TASK GOAL:
Write out the full listing exactly as given, minus the images.
-*-*-
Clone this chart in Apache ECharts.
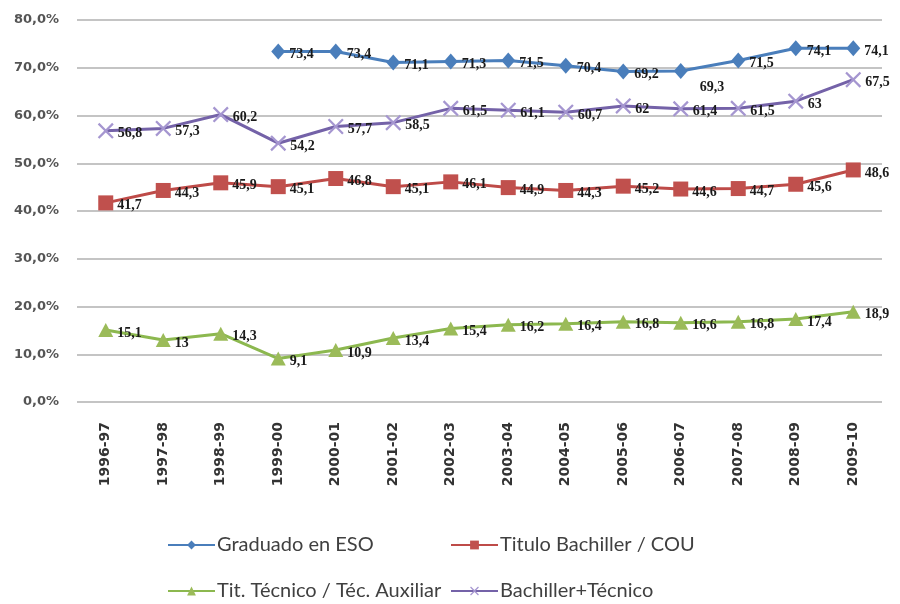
<!DOCTYPE html>
<html>
<head>
<meta charset="utf-8">
<script src="https://cdn.jsdelivr.net/npm/echarts@6/dist/echarts.min.js"></script>
<style>html,body{margin:0;padding:0;background:#fff;}#c{width:900px;height:604px;}</style>
</head>
<body>
<div id="c"></div>
<script>
var categories = ['1996-97','1997-98','1998-99','1999-00','2000-01','2001-02','2002-03','2003-04','2004-05','2005-06','2006-07','2007-08','2008-09','2009-10'];
var graduadoESO = [null, null, null, 73.4, 73.4, 71.1, 71.3, 71.5, 70.4, 69.2, 69.3, 71.5, 74.1, 74.1];
var tituloBachiller = [41.7, 44.3, 45.9, 45.1, 46.8, 45.1, 46.1, 44.9, 44.3, 45.2, 44.6, 44.7, 45.6, 48.6];
var titTecnico = [15.1, 13, 14.3, 9.1, 10.9, 13.4, 15.4, 16.2, 16.4, 16.8, 16.6, 16.8, 17.4, 18.9];
var bachillerTecnico = [56.8, 57.3, 60.2, 54.2, 57.7, 58.5, 61.5, 61.1, 60.7, 62, 61.4, 61.5, 63, 67.5];
var seriesNames = ['Graduado en ESO', 'Titulo Bachiller / COU', 'Tit. Técnico / Téc. Auxiliar', 'Bachiller+Técnico'];

function fmt(v){ return String(v).replace('.', ','); }
var labelStyle = {show:true, position:'right', distance:4, offset:[0,3], fontFamily:'Liberation Serif', fontWeight:'bold', fontSize:14, color:'#1a1a1a', formatter:function(p){return fmt(p.value);}};

var esoData = graduadoESO.map(function(v, i){
  if (categories[i] === '2006-07') return {value:v, label:{offset:[8,16]}};
  return v;
});
var crossPath = 'path://M0,1 L1,0 L5,4 L9,0 L10,1 L6,5 L10,9 L9,10 L5,6 L1,10 L0,9 L4,5 Z';

var chart = echarts.init(document.getElementById('c'));
var legendText = {fontFamily:'Lato', fontSize:20, color:'#404040', padding:[0,0,0,-3]};
function lg(name, left, top){ return {data:[name], left:left, top:top, itemWidth:47, itemHeight:11, textStyle:legendText, itemGap:0, padding:0, selectedMode:false}; }
chart.setOption({
  backgroundColor:'#fff',
  animation:false,
  grid:{left:77, right:18, top:20, bottom:202},
  legend:[
    lg(seriesNames[0], 167, 535),
    lg(seriesNames[1], 450, 535),
    lg(seriesNames[2], 167, 581),
    lg(seriesNames[3], 450, 581)
  ],
  xAxis:{
    type:'category', data:categories, boundaryGap:true,
    axisLine:{show:false}, axisTick:{show:false},
    axisLabel:{rotate:90, margin:20, fontFamily:'DejaVu Sans', fontWeight:'bold', fontSize:14, color:'#333'}
  },
  yAxis:{
    type:'value', min:0, max:80, interval:10,
    axisLine:{show:false}, axisTick:{show:false},
    splitLine:{lineStyle:{color:'#c4c4c4', width:2}},
    axisLabel:{margin:18, fontFamily:'DejaVu Sans', fontWeight:'bold', fontSize:13, color:'#555', formatter:function(v){return v.toFixed(1).replace('.', ',') + '%';}}
  },
  series:[
    {name:seriesNames[0], type:'line', data:esoData, symbol:'diamond', symbolSize:[14,16], lineStyle:{width:3, color:'#4a7ebb'}, itemStyle:{color:'#4a7ebb'}, label:labelStyle, z:4},
    {name:seriesNames[1], type:'line', data:tituloBachiller, symbol:'rect', symbolSize:15, lineStyle:{width:3, color:'#be4b48'}, itemStyle:{color:'#c0504d'}, label:labelStyle, z:3},
    {name:seriesNames[2], type:'line', data:titTecnico, symbol:'triangle', symbolSize:[15,14], lineStyle:{width:3, color:'#8cb84f'}, itemStyle:{color:'#9bbb59'}, label:labelStyle, z:3},
    {name:seriesNames[3], type:'line', data:bachillerTecnico, symbol:crossPath, symbolSize:16, lineStyle:{width:3, color:'#7462a8'}, itemStyle:{color:'#a596d0'}, label:labelStyle, z:3}
  ]
});
</script>
</body>
</html>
-*-*-
REPLY:
Clone this chart in Apache ECharts.
<!DOCTYPE html>
<html>
<head>
<meta charset="utf-8">
<script src="https://cdn.jsdelivr.net/npm/echarts@6/dist/echarts.min.js"></script>
<style>html,body{margin:0;padding:0;background:#fff;}#c{width:900px;height:604px;}</style>
</head>
<body>
<div id="c"></div>
<script>
var categories = ['1996-97','1997-98','1998-99','1999-00','2000-01','2001-02','2002-03','2003-04','2004-05','2005-06','2006-07','2007-08','2008-09','2009-10'];
var graduadoESO = [null, null, null, 73.4, 73.4, 71.1, 71.3, 71.5, 70.4, 69.2, 69.3, 71.5, 74.1, 74.1];
var tituloBachiller = [41.7, 44.3, 45.9, 45.1, 46.8, 45.1, 46.1, 44.9, 44.3, 45.2, 44.6, 44.7, 45.6, 48.6];
var titTecnico = [15.1, 13, 14.3, 9.1, 10.9, 13.4, 15.4, 16.2, 16.4, 16.8, 16.6, 16.8, 17.4, 18.9];
var bachillerTecnico = [56.8, 57.3, 60.2, 54.2, 57.7, 58.5, 61.5, 61.1, 60.7, 62, 61.4, 61.5, 63, 67.5];
var seriesNames = ['Graduado en ESO', 'Titulo Bachiller / COU', 'Tit. Técnico / Téc. Auxiliar', 'Bachiller+Técnico'];

function fmt(v){ return String(v).replace('.', ','); }
var labelStyle = {show:true, position:'right', distance:4, offset:[0,3], fontFamily:'Liberation Serif', fontWeight:'bold', fontSize:14, color:'#1a1a1a', formatter:function(p){return fmt(p.value);}};

var esoData = graduadoESO.map(function(v, i){
  if (categories[i] === '2006-07') return {value:v, label:{offset:[8,16]}};
  return v;
});
var crossPath = 'path://M0,1 L1,0 L5,4 L9,0 L10,1 L6,5 L10,9 L9,10 L5,6 L1,10 L0,9 L4,5 Z';

var chart = echarts.init(document.getElementById('c'));
var legendText = {fontFamily:'Lato', fontSize:20, color:'#404040', padding:[0,0,0,-3]};
function lg(name, left, top){ return {data:[name], left:left, top:top, itemWidth:47, itemHeight:11, textStyle:legendText, itemGap:0, padding:0, selectedMode:false}; }
chart.setOption({
  backgroundColor:'#fff',
  animation:false,
  grid:{left:77, right:18, top:20, bottom:202},
  legend:[
    lg(seriesNames[0], 167, 535),
    lg(seriesNames[1], 450, 535),
    lg(seriesNames[2], 167, 581),
    lg(seriesNames[3], 450, 581)
  ],
  xAxis:{
    type:'category', data:categories, boundaryGap:true,
    axisLine:{show:false}, axisTick:{show:false},
    axisLabel:{rotate:90, margin:20, fontFamily:'DejaVu Sans', fontWeight:'bold', fontSize:14, color:'#333'}
  },
  yAxis:{
    type:'value', min:0, max:80, interval:10,
    axisLine:{show:false}, axisTick:{show:false},
    splitLine:{lineStyle:{color:'#c4c4c4', width:2}},
    axisLabel:{margin:18, fontFamily:'DejaVu Sans', fontWeight:'bold', fontSize:13, color:'#555', formatter:function(v){return v.toFixed(1).replace('.', ',') + '%';}}
  },
  series:[
    {name:seriesNames[0], type:'line', data:esoData, symbol:'diamond', symbolSize:[14,16], lineStyle:{width:3, color:'#4a7ebb'}, itemStyle:{color:'#4a7ebb'}, label:labelStyle, z:4},
    {name:seriesNames[1], type:'line', data:tituloBachiller, symbol:'rect', symbolSize:15, lineStyle:{width:3, color:'#be4b48'}, itemStyle:{color:'#c0504d'}, label:labelStyle, z:3},
    {name:seriesNames[2], type:'line', data:titTecnico, symbol:'triangle', symbolSize:[15,14], lineStyle:{width:3, color:'#8cb84f'}, itemStyle:{color:'#9bbb59'}, label:labelStyle, z:3},
    {name:seriesNames[3], type:'line', data:bachillerTecnico, symbol:crossPath, symbolSize:16, lineStyle:{width:3, color:'#7462a8'}, itemStyle:{color:'#a596d0'}, label:labelStyle, z:3}
  ]
});
</script>
</body>
</html>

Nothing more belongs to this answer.